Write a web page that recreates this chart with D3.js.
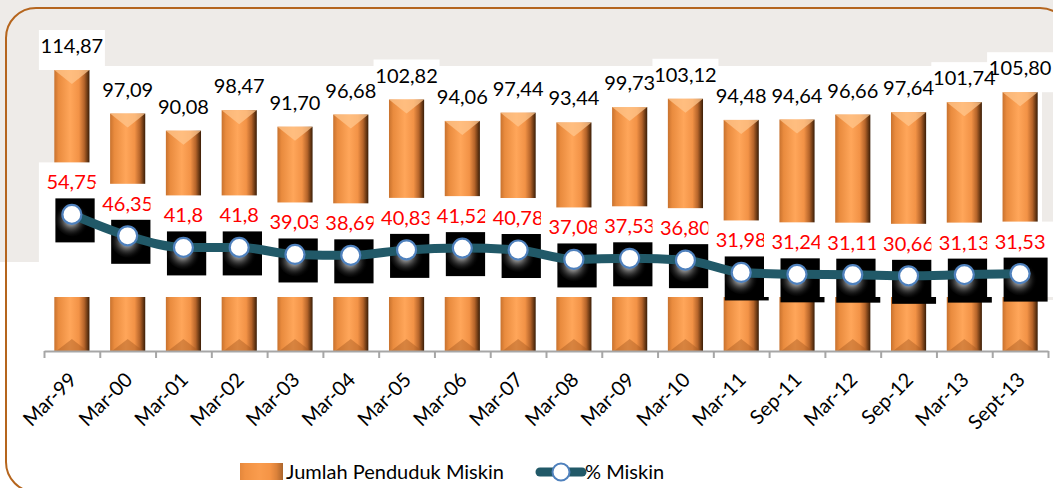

* * *

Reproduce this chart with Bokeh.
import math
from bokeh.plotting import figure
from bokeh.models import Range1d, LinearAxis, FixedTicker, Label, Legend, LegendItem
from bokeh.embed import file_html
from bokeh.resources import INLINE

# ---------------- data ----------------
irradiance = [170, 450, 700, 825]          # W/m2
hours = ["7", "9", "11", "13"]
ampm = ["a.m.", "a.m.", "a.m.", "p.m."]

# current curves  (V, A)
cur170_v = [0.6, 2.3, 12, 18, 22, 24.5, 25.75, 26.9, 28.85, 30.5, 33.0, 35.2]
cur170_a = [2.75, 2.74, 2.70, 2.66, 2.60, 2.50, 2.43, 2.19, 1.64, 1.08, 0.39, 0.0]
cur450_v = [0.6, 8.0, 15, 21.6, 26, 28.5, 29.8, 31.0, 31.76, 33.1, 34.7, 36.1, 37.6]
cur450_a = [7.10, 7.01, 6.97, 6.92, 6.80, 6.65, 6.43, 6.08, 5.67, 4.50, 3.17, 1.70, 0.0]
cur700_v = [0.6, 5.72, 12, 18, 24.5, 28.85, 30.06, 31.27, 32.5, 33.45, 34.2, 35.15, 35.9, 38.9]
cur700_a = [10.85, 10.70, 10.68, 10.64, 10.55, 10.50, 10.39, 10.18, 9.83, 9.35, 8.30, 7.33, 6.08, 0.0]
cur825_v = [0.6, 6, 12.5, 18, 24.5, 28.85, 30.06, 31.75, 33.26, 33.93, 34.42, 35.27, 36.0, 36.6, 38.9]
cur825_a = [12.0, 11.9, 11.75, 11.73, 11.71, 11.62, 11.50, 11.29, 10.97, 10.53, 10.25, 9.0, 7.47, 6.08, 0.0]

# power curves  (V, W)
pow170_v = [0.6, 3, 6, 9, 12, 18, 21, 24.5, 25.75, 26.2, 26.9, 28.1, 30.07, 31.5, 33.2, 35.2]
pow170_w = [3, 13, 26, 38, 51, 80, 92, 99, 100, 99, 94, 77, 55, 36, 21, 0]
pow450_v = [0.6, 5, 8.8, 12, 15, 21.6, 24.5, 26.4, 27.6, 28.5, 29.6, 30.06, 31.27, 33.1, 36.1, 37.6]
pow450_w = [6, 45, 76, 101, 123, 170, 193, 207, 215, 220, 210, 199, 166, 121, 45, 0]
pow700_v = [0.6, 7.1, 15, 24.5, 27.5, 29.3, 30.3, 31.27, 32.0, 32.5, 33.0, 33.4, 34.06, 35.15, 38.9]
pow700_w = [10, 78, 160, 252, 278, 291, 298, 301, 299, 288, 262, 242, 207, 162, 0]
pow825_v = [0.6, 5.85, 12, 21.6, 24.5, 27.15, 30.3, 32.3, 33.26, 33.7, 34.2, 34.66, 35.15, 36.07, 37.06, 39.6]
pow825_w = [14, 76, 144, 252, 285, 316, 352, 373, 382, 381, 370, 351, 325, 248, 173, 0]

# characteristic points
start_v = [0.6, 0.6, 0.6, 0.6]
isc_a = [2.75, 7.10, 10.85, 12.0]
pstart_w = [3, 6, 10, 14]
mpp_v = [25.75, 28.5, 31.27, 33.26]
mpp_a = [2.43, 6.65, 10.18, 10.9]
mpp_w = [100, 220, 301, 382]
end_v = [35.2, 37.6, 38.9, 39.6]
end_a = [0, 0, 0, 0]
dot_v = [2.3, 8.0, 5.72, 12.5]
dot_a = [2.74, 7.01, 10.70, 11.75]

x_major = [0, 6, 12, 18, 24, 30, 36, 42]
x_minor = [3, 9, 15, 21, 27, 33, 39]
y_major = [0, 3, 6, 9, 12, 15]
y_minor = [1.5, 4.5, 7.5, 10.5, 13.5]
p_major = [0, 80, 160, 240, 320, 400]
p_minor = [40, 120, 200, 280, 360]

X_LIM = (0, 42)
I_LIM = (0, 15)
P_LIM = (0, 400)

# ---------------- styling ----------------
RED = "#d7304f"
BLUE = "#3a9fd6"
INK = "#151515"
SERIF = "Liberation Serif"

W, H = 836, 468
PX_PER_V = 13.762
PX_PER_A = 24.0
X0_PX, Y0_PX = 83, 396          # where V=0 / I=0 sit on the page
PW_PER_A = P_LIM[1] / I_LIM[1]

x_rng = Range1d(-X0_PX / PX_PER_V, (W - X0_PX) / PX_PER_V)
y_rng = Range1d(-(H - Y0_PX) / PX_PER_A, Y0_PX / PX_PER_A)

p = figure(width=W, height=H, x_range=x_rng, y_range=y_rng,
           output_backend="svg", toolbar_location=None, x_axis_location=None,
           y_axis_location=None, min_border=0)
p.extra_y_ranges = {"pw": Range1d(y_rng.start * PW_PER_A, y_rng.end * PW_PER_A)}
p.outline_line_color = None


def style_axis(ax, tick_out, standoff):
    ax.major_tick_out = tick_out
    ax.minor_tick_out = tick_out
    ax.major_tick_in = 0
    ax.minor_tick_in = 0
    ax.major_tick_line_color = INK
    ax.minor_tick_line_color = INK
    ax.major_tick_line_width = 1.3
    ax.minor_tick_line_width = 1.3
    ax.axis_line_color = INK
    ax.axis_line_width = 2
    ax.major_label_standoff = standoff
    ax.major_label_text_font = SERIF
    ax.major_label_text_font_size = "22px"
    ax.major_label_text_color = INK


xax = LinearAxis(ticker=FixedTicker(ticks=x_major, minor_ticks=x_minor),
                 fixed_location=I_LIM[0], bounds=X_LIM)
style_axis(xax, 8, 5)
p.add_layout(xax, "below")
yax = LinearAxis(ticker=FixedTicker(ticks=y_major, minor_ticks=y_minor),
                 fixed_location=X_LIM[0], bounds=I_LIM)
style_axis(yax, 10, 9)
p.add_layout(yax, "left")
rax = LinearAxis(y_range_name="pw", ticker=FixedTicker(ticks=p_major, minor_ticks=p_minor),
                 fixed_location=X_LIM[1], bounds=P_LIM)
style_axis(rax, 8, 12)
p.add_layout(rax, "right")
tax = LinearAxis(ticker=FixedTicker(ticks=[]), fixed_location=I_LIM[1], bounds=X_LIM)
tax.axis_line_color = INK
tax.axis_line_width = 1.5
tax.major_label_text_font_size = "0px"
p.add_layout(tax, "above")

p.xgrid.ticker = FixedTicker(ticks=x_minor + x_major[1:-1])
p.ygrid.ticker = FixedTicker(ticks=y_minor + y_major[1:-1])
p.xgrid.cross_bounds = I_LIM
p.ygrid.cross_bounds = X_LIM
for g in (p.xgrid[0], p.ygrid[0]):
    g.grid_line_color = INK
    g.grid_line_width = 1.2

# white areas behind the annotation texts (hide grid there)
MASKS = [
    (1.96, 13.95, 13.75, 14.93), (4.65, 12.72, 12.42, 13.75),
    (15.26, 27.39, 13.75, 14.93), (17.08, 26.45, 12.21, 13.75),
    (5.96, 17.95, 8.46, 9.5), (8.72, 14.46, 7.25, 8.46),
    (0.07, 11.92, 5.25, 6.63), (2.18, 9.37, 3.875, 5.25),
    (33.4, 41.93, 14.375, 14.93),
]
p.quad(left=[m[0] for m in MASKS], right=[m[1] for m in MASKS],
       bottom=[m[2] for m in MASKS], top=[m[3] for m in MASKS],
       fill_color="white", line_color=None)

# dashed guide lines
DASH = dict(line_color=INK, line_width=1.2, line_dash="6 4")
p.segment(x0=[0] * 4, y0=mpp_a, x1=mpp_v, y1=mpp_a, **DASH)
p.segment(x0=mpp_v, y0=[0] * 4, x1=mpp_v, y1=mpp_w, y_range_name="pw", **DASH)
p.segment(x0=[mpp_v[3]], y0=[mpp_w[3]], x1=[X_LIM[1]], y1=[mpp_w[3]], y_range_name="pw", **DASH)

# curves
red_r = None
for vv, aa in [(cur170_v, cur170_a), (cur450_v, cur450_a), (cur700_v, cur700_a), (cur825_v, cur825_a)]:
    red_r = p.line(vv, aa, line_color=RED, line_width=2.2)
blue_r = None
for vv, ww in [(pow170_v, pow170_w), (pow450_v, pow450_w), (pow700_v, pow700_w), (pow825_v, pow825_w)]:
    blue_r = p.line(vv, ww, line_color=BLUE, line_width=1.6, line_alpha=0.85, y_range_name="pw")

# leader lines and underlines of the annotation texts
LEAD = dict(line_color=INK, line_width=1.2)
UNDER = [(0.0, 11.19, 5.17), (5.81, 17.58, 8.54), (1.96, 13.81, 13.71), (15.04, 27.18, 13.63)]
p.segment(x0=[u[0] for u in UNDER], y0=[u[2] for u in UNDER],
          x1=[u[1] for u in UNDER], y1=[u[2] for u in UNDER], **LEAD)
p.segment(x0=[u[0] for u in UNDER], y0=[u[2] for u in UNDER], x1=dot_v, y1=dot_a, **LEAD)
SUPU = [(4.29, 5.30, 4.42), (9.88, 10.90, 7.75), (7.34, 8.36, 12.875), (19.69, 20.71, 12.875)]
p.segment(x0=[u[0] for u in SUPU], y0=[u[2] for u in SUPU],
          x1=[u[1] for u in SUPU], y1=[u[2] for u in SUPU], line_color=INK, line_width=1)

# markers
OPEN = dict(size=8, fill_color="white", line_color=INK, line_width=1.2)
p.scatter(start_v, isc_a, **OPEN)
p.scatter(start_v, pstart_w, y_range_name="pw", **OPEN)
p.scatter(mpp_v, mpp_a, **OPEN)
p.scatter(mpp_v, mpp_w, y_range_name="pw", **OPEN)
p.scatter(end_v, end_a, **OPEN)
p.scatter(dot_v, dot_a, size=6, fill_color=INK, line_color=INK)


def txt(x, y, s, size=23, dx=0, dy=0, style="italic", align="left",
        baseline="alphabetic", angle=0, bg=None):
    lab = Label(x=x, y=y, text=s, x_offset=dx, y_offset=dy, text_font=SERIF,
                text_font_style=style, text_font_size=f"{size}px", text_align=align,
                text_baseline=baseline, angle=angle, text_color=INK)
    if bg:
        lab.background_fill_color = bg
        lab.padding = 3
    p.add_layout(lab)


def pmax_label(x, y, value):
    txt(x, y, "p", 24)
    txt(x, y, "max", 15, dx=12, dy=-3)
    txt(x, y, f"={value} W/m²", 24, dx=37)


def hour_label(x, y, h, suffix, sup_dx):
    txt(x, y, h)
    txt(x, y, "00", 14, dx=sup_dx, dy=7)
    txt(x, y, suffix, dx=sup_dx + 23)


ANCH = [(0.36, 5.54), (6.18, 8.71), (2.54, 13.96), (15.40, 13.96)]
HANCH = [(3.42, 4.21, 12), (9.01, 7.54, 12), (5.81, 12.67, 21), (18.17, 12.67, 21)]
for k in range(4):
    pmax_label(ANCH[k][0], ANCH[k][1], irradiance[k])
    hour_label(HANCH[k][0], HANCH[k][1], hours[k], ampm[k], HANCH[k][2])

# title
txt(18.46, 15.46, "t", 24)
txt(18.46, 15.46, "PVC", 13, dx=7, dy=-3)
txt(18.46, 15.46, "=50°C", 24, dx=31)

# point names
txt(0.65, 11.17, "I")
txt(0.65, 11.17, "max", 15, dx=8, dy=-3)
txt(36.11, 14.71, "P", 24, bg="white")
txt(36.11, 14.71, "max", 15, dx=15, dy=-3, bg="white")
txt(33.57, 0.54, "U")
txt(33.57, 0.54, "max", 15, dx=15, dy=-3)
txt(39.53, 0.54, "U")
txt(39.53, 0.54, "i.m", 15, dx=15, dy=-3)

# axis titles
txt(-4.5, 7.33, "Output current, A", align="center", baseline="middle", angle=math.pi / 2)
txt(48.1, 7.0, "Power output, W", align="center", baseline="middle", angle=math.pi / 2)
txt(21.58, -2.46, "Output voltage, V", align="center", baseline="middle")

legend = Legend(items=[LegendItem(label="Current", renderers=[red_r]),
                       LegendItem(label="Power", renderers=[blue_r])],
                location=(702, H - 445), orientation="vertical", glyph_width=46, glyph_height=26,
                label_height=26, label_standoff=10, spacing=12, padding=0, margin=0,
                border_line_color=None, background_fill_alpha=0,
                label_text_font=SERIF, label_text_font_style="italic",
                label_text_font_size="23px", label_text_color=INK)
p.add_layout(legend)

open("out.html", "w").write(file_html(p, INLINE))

§ OBJECTIVE:
Leave out every line without the string "this" and copy the rest.

§ WRITTEN REPLY:
Write a web page that recreates this chart with D3.js.
Reproduce this chart with Bokeh.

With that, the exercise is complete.